▶ [DATASET EXTRACT]:
==========

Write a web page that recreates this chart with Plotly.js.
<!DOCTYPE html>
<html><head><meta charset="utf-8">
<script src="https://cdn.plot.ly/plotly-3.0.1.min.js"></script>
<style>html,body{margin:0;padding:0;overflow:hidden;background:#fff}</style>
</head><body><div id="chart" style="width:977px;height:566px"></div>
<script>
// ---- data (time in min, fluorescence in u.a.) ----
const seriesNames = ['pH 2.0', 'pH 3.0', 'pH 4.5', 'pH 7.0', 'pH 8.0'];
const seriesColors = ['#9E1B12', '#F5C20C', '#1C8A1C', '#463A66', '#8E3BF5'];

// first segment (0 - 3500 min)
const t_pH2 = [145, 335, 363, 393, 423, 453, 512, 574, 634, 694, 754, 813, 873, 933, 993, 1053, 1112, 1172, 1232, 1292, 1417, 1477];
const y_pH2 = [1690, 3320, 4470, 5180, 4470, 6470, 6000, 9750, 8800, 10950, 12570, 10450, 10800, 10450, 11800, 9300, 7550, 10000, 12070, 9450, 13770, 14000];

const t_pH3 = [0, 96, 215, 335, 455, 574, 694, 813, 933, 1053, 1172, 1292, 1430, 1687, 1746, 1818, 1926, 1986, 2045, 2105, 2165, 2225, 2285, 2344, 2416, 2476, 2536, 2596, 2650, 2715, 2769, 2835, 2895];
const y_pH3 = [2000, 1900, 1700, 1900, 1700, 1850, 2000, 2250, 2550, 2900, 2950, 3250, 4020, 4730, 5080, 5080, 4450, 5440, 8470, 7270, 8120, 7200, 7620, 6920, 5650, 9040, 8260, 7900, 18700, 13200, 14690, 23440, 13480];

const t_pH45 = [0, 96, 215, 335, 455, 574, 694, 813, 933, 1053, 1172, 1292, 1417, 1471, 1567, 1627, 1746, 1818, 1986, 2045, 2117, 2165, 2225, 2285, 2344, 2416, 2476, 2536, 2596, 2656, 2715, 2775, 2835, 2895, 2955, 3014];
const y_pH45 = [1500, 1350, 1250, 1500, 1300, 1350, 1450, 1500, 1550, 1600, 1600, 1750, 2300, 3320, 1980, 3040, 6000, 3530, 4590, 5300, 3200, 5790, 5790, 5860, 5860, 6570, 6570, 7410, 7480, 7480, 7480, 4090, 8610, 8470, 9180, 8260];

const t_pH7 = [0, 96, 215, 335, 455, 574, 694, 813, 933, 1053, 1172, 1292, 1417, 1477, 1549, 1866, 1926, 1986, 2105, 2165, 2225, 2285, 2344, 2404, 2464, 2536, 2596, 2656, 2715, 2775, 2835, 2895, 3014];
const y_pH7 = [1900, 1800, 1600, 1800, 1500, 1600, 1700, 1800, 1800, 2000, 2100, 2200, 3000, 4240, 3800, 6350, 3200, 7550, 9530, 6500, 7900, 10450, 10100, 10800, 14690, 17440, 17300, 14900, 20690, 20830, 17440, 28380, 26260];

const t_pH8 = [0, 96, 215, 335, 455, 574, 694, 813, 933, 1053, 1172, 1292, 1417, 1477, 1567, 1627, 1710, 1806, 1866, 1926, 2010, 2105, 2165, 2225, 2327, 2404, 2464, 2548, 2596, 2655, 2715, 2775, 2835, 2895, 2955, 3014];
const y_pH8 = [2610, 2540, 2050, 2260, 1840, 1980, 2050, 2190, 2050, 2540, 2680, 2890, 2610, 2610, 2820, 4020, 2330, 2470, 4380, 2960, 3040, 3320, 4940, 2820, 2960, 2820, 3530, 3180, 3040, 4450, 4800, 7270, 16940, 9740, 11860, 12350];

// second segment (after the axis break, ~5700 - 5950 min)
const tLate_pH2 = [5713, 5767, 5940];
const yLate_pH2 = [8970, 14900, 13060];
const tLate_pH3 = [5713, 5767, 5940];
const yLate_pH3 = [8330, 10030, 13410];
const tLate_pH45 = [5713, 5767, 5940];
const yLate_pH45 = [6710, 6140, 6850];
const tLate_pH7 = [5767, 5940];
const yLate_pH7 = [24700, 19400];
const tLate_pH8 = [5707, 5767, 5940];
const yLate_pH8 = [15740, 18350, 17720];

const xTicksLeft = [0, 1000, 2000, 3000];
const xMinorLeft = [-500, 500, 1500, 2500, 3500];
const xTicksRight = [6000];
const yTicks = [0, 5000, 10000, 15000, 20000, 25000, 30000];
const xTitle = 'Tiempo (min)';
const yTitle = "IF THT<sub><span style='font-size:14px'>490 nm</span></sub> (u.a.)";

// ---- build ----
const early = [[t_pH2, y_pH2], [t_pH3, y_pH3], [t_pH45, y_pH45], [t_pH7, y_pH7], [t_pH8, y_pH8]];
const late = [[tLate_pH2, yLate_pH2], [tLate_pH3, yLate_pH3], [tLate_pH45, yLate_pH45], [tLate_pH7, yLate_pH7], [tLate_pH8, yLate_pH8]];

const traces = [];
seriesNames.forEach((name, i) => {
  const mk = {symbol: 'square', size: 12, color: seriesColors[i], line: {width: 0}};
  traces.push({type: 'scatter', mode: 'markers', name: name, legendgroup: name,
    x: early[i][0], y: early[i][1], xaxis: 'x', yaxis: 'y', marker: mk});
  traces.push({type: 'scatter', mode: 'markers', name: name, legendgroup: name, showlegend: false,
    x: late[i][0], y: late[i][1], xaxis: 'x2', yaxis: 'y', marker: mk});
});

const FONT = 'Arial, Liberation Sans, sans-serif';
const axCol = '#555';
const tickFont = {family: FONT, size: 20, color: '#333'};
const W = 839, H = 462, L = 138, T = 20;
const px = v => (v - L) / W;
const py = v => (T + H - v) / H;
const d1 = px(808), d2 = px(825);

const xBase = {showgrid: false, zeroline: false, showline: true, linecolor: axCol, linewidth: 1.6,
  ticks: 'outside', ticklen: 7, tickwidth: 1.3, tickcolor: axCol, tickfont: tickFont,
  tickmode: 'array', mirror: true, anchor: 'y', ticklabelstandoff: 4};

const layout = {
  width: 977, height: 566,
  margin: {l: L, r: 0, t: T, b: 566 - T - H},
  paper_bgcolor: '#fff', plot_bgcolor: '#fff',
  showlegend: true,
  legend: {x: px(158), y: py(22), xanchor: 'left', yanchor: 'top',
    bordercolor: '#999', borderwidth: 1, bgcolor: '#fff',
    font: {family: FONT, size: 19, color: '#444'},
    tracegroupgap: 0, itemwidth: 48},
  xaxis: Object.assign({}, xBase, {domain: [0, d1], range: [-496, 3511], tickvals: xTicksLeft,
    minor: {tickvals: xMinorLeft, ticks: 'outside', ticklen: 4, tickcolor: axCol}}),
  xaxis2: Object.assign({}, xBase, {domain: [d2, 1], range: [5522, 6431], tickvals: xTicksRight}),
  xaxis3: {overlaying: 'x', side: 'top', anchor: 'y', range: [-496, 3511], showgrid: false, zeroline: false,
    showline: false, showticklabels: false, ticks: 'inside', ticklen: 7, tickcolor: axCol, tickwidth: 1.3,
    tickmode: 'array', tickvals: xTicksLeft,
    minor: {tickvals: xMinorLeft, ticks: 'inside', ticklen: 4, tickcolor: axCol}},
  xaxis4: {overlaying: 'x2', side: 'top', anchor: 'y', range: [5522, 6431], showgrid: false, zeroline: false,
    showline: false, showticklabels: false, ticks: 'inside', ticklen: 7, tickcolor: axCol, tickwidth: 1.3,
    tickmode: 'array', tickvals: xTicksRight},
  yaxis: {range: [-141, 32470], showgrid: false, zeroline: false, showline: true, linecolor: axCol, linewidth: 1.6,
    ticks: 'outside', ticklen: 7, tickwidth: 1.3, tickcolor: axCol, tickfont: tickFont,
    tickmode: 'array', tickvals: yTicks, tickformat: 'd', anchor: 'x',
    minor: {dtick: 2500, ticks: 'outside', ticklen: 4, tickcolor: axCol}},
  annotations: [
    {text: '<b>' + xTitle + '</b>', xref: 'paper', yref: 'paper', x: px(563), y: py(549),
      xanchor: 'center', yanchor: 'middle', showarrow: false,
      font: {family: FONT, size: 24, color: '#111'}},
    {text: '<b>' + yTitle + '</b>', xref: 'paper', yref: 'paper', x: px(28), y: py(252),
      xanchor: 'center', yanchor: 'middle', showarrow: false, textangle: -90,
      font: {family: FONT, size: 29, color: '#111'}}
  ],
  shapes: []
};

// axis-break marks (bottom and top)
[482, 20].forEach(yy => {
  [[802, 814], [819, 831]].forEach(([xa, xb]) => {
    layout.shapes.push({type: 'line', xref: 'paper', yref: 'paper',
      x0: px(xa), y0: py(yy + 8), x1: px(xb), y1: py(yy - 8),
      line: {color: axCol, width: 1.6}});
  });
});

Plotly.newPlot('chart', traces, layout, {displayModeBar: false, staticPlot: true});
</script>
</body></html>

==========

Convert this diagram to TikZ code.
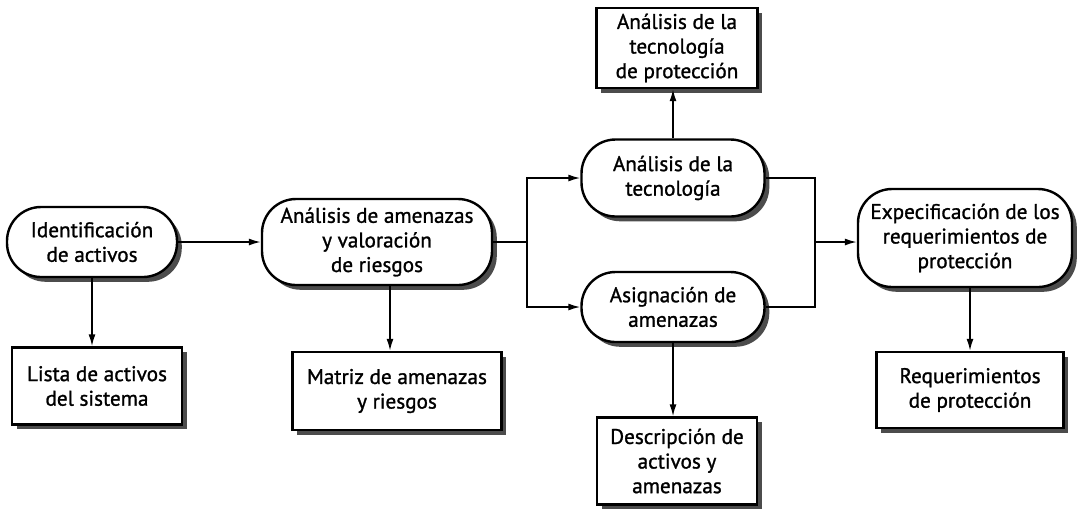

==========

▶ [PROBLEM TO SOLVE]: Copy out each line of the listing that holds "chart".

▶ [SOLUTION TO THE PROBLEM]:
Write a web page that recreates this chart with Plotly.js.
</head><body><div id="chart" style="width:977px;height:566px"></div>
Plotly.newPlot('chart', traces, layout, {displayModeBar: false, staticPlot: true});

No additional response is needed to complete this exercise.